(Publicado originalmente no Filmologia)
“Chamo até a mim os tornados e os furacões.
As tempestades, os tufões, os ciclones.
As ressacas do mar.
Os tremores de terra.
Chamo até a mim a fumaça dos vulcões e a dos cigarros.
Os círculos de fumaça dos cigarros de luxo.
Chamo até a mim os amores e os amantes.
Chamo até a mim os vivos e os mortos.
Chamo os coveiros chamo os assassinos
Chamo os carrascos, chamo os pilotos, os pedreiros e
os arquitetos.
Os assassinos.
Chamo a carne
Chamo aquela que amo
Chamo aquela que amo
Chamo aquela que amo”.
Robert Desnos (1927)
A constante luta de Philippe Garrel pelo controle da incidência da luz encontra em Le Bleu des Origines um momento de intensificação, uma trajetória é passada a limpo por meio de objetivas de uma câmera na mão, da fotografia que, entre o excesso e o cálculo, transborda o desejo incontido e rancor inevitável. O filme nos conduz como um álbum de fotografias ainda não amareladas ou mesmo como um quarto dos fundos em que escondemos todas as lembranças equivocadas e apaixonantes que não conseguimos nos desfazer. Le Bleu des Origines é a marca do fim enquanto o fim vai secretamente se instaurando, é um passeio romântico espreitado pela morte, não bem um acerto de contas, talvez uma carta de despedida com letras borradas: Garrel assume o fascínio por suas mulheres, Nico e Zouzou, por seus rostos, seus corpos, suas silhuetas e – ainda que o filme seja mudo – por suas vozes. As imagens denunciam um homem destinado a fazer seu testemunho, dez deles se for preciso, rearticulando seus filmes ou investigando suas origens, filmando o ato de filmar, filmando o ato de filmes que mantêm o fascínio por um rosto, por um corpo, por alguns deles. É uma revisão sobre o amor que lhe escapa.

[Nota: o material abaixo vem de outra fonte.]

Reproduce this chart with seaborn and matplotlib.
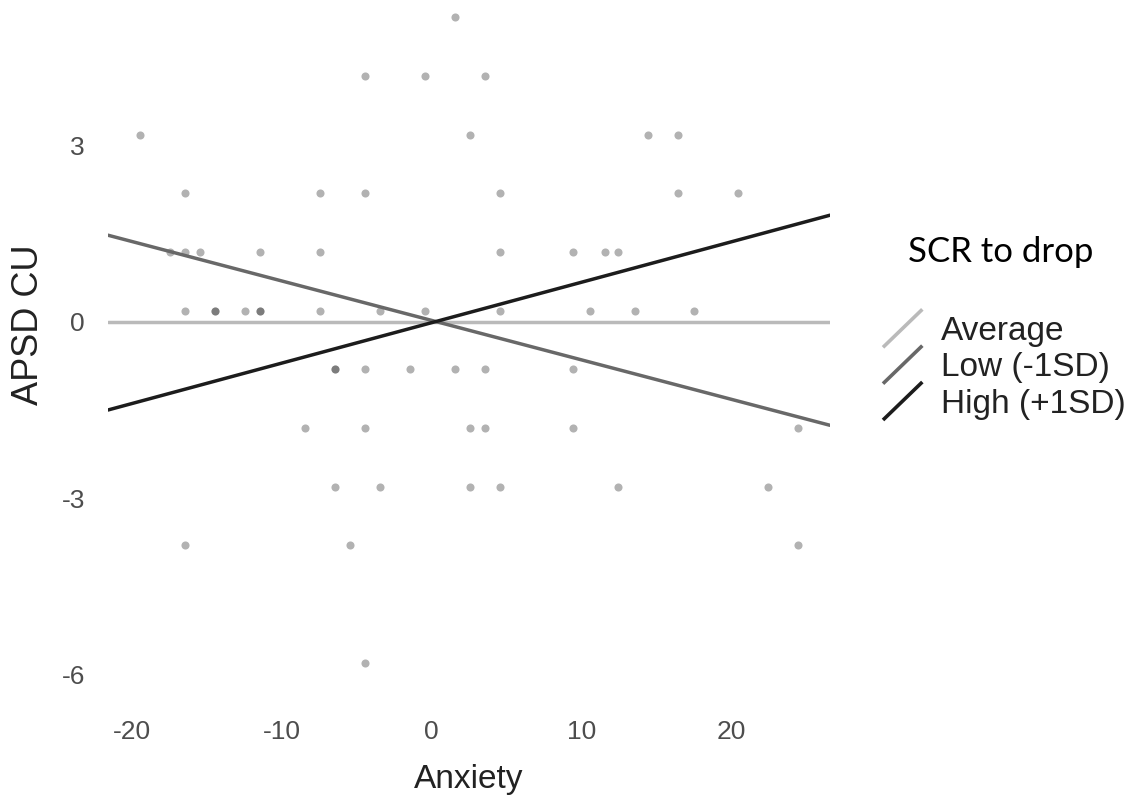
import pandas as pd
import matplotlib.pyplot as plt
import seaborn as sns
from matplotlib.lines import Line2D
from matplotlib.legend_handler import HandlerBase

# points (anxiety, APSD CU)
anxiety = [1.55,
           -4.45, -0.45, 3.55,
           -19.45, 2.55, 14.45, 16.45,
           -16.45, -7.45, -4.45, 4.55, 16.45, 20.45,
           -17.45, -16.45, -15.45, -11.45, -7.45, 4.55, 9.45, 11.55, 12.45,
           -16.45, -14.45, -14.45, -12.45, -11.45, -11.45, -7.45, -3.45, -0.45, 4.55, 10.55, 13.55, 17.55,
           -6.45, -6.45, -4.45, -1.45, 1.55, 3.55, 9.45,
           -8.45, -4.45, 2.55, 3.55, 9.45, 24.45,
           -6.45, -3.45, 2.55, 4.55, 12.45, 22.45,
           -16.45, -5.45, 24.45,
           -4.45]
apsd_cu = [5.17,
           4.17, 4.17, 4.17,
           3.18, 3.18, 3.18, 3.18,
           2.18, 2.18, 2.18, 2.18, 2.18, 2.18,
           1.18, 1.18, 1.18, 1.18, 1.18, 1.18, 1.18, 1.18, 1.18,
           0.19, 0.19, 0.19, 0.19, 0.19, 0.19, 0.19, 0.19, 0.19, 0.19, 0.19, 0.19, 0.19,
           -0.81, -0.81, -0.81, -0.81, -0.81, -0.81, -0.81,
           -1.8, -1.8, -1.8, -1.8, -1.8, -1.8,
           -2.81, -2.81, -2.81, -2.81, -2.81, -2.81,
           -3.8, -3.8, -3.8,
           -5.8]

# simple slopes (end points at the panel edges)
line_x = [-21.6, 26.6]
avg_y = [0.0, 0.0]
low_y = [1.47, -1.76]
high_y = [-1.50, 1.81]
line_names = ["Average", "Low (-1SD)", "High (+1SD)"]
line_colors = ["#bababa", "#686868", "#1c1c1c"]

x_ticks = [-20, -10, 0, 10, 20]
y_ticks = [-6, -3, 0, 3]


class DiagonalHandler(HandlerBase):
    # ggplot style abline key: a diagonal stroke
    def create_artists(self, legend, orig_handle, xdescent, ydescent,
                       width, height, fontsize, trans):
        cy = height / 2 - ydescent
        half = 0.57 * fontsize
        line = Line2D([-xdescent, -xdescent + width], [cy - half, cy + half],
                      color=orig_handle.get_color(),
                      linewidth=orig_handle.get_linewidth(),
                      solid_capstyle="butt", transform=trans)
        return [line]


sns.set_theme(style="white")
plt.rcParams["font.family"] = ["Liberation Sans", "DejaVu Sans"]
plt.rcParams["axes.unicode_minus"] = False

fig = plt.figure(figsize=(11.38, 8.05), dpi=100)
ax = fig.add_axes([108 / 1138, 108.4 / 805, 722 / 1138, 712.1 / 805])

pts = pd.DataFrame({"Anxiety": anxiety, "APSD CU": apsd_cu})
sns.scatterplot(data=pts, x="Anxiety", y="APSD CU", color="black", alpha=0.3,
                s=34, linewidth=0, ax=ax)

lines = pd.DataFrame({
    "x": line_x * 3,
    "y": avg_y + low_y + high_y,
    "group": [n for n in line_names for _ in line_x],
})
sns.lineplot(data=lines, x="x", y="y", hue="group", hue_order=line_names,
             palette=line_colors, linewidth=2.5, estimator=None, sort=False,
             legend=False, ax=ax)

ax.set_xlim(-21.6, 26.6)
ax.set_ylim(-6.37, 5.73)
ax.set_xticks(x_ticks)
ax.set_yticks(y_ticks)
ax.tick_params(length=0, labelsize=19, labelcolor="#4d4d4d", pad=16.5)
sns.despine(ax=ax, left=True, bottom=True)

ax.set_xlabel("Anxiety", fontsize=24, color="#222222")
ax.set_ylabel("APSD CU", fontsize=26, color="#222222")
ax.xaxis.set_label_coords(0.5, -0.0947)
ax.yaxis.set_label_coords(-0.0859, 0.522)

handles = [Line2D([], [], color=c, linewidth=2.6) for c in line_colors]
leg = fig.legend(handles, line_names, handler_map={Line2D: DiagonalHandler()},
                 loc="upper left", bbox_to_anchor=(883 / 1138, 1 - 316 / 805),
                 frameon=False, fontsize=24, borderpad=0, borderaxespad=0,
                 handlelength=1.18, handletextpad=0.55, labelspacing=0.16)
for t in leg.get_texts():
    t.set_color("#222222")

fig.text(1001 / 1138, 1 - 262 / 805, "SCR to drop", ha="center", va="baseline",
         fontsize=25, family=["Lato", "DejaVu Sans"], color="black")

fig.savefig("out.png", dpi=100)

1979 não é um ano qualquer na carreira do cineasta francês, marca o encerramento dos loucos “Anos Nico”, um distanciamento corporal de 1968, mas para apontar seus olhos, sem austeridade, para o futuro que se aconchega, para desenvolver uma compreensão transcendental de quem será nesse novo caminho, redireciona o olhar para as origens e afunda sua câmera na nostalgia. Talvez Garrel concorde com os personagens de Cinzas do Passado (Hong Kong, 1994), de Wong Kar-wai, que acreditam que a raiz de todos os problemas do homem é costurada pela memória, mas diferentemente deles jamais tomaria um vinho do esquecimento. Faria filmes, muitos deles prestando uma homenagem melancólica, diante das diferentes Vênus, dos distintos nascimentos, do vento fecundante, descortinando o seu próprio ventre, alinhando espelhos por todo o espaço. Le Bleu des Origines também funciona – dada a péssima qualidade da cópia disponível na internet – como alegoria de um tempo, de um sistema produtivo experimental que se contrapõe às expectativas do mercado, cujos resquícios chegam amplamente mutilados: ecoa através das ancas de todos os filmes indisponíveis, todos os fotogramas perdidos, uma história do cinema deteriorado.